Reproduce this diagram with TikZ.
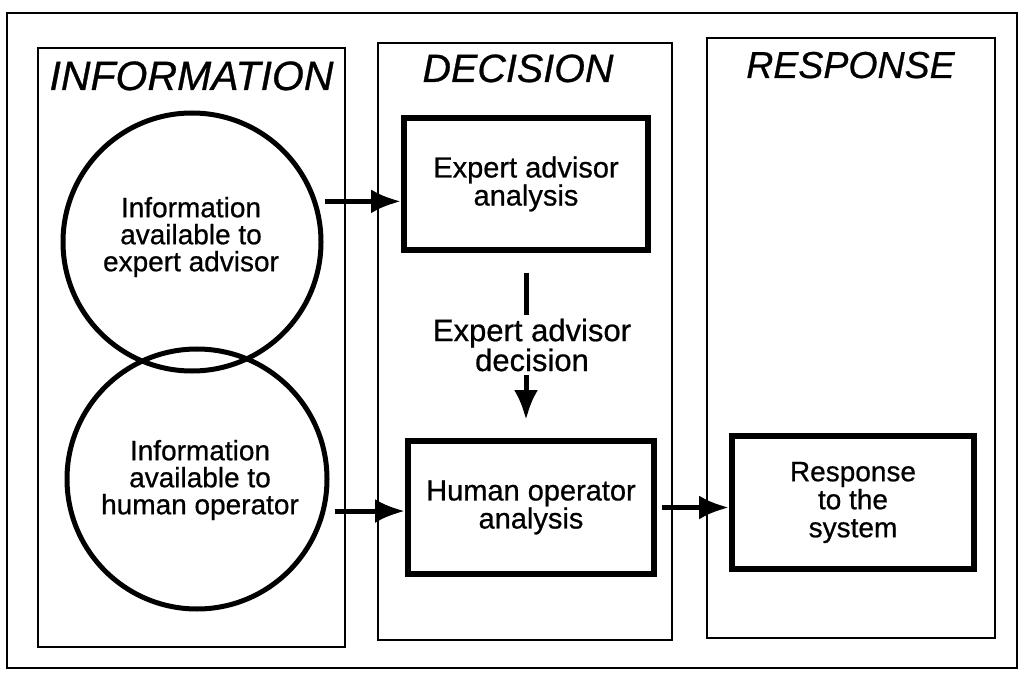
\documentclass[tikz,border=0pt]{standalone}
\usepackage{fontspec}
\setmainfont{Liberation Sans}[FakeBold=0.7]
\usetikzlibrary{arrows.meta}
\begin{document}
\begin{tikzpicture}[x=1pt,y=-1pt,
  panel/.style={draw, line width=2pt},
  circ/.style={draw, circle, line width=5pt, inner sep=0pt},
  box/.style={draw, line width=6pt, inner sep=0pt, align=center, font=\fontsize{29}{25}\selectfont},
  title/.style={anchor=base, inner sep=0pt},
  ctext/.style={align=center, font=\fontsize{28}{27}\selectfont, inner sep=0pt},
  arr/.style={line width=5pt, -{Latex[length=30pt,width=24pt]}},
  lw/.style={line width=5pt}]
\useasboundingbox (0,0) rectangle (1023,676);
\draw[line width=2.5pt] (7,13) rectangle (1017,668);
% panels
\draw[panel] (38,48) rectangle (345,647);
\draw[panel] (378,43) rectangle (672,640);
\draw[panel] (707,38) rectangle (995,638);
% titles
\node[title, font=\fontsize{41}{42}\selectfont\itshape] (tinfo) at (191.5,90) {INFORMATION};
\node[title, font=\fontsize{39.5}{40}\selectfont\itshape] (tdec) at (518,82) {DECISION};
\node[title, font=\fontsize{37.5}{38}\selectfont\itshape] (tresp) at (850.5,78) {RESPONSE};
% circles
\node[circ, minimum size=258pt] (c1) at (192,242) {};
\node[ctext] (t1) at (191,237) {Information\\available to\\expert advisor};
\node[circ, minimum size=260pt] (c2) at (197,479) {};
\node[ctext] (t2) at (200,480) {Information\\available to\\human operator};
% boxes
\node[box, minimum width=244pt, minimum height=132pt] (b1) at (526,184) {Expert advisor\\analysis};
\node[box, minimum width=246pt, minimum height=133pt] (b2) at (531,507.5) {Human operator\\analysis};
\node[box, minimum width=242pt, minimum height=133pt, font=\fontsize{28}{28}\selectfont] (b3) at (853,502.5) {Response\\to the\\system};
\node[align=center, font=\fontsize{31}{24}\selectfont, inner sep=0pt, minimum height=60pt] (dec) at (532,345) {Expert advisor\\decision};
% connectors
\draw[arr, shorten <=8pt] (c1.18) -- (c1.18 -| b1.west);
\draw[arr, shorten <=9pt] (c2.-14) -- (c2.-14 -| b2.west);
\draw[arr, shorten <=5pt] (b2.east) -- (b2.east -| b3.west);
\draw[lw, shorten <=20pt] (b1.south) -- (b1.south |- dec.north);
\draw[arr, shorten >=18pt] (b1.south |- dec.south) -- (b1.south |- b2.north);
\end{tikzpicture}
\end{document}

──────────

*TASK DETAILS*. Reproduce the full listing above verbatim, with no pictures included.

*RESPONSE FOR THIS EXERCISE*.
Reproduce this diagram with TikZ.
\documentclass[tikz,border=0pt]{standalone}
\usepackage{fontspec}
\setmainfont{Liberation Sans}[FakeBold=0.7]
\usetikzlibrary{arrows.meta}
\begin{document}
\begin{tikzpicture}[x=1pt,y=-1pt,
  panel/.style={draw, line width=2pt},
  circ/.style={draw, circle, line width=5pt, inner sep=0pt},
  box/.style={draw, line width=6pt, inner sep=0pt, align=center, font=\fontsize{29}{25}\selectfont},
  title/.style={anchor=base, inner sep=0pt},
  ctext/.style={align=center, font=\fontsize{28}{27}\selectfont, inner sep=0pt},
  arr/.style={line width=5pt, -{Latex[length=30pt,width=24pt]}},
  lw/.style={line width=5pt}]
\useasboundingbox (0,0) rectangle (1023,676);
\draw[line width=2.5pt] (7,13) rectangle (1017,668);
% panels
\draw[panel] (38,48) rectangle (345,647);
\draw[panel] (378,43) rectangle (672,640);
\draw[panel] (707,38) rectangle (995,638);
% titles
\node[title, font=\fontsize{41}{42}\selectfont\itshape] (tinfo) at (191.5,90) {INFORMATION};
\node[title, font=\fontsize{39.5}{40}\selectfont\itshape] (tdec) at (518,82) {DECISION};
\node[title, font=\fontsize{37.5}{38}\selectfont\itshape] (tresp) at (850.5,78) {RESPONSE};
% circles
\node[circ, minimum size=258pt] (c1) at (192,242) {};
\node[ctext] (t1) at (191,237) {Information\\available to\\expert advisor};
\node[circ, minimum size=260pt] (c2) at (197,479) {};
\node[ctext] (t2) at (200,480) {Information\\available to\\human operator};
% boxes
\node[box, minimum width=244pt, minimum height=132pt] (b1) at (526,184) {Expert advisor\\analysis};
\node[box, minimum width=246pt, minimum height=133pt] (b2) at (531,507.5) {Human operator\\analysis};
\node[box, minimum width=242pt, minimum height=133pt, font=\fontsize{28}{28}\selectfont] (b3) at (853,502.5) {Response\\to the\\system};
\node[align=center, font=\fontsize{31}{24}\selectfont, inner sep=0pt, minimum height=60pt] (dec) at (532,345) {Expert advisor\\decision};
% connectors
\draw[arr, shorten <=8pt] (c1.18) -- (c1.18 -| b1.west);
\draw[arr, shorten <=9pt] (c2.-14) -- (c2.-14 -| b2.west);
\draw[arr, shorten <=5pt] (b2.east) -- (b2.east -| b3.west);
\draw[lw, shorten <=20pt] (b1.south) -- (b1.south |- dec.north);
\draw[arr, shorten >=18pt] (b1.south |- dec.south) -- (b1.south |- b2.north);
\end{tikzpicture}
\end{document}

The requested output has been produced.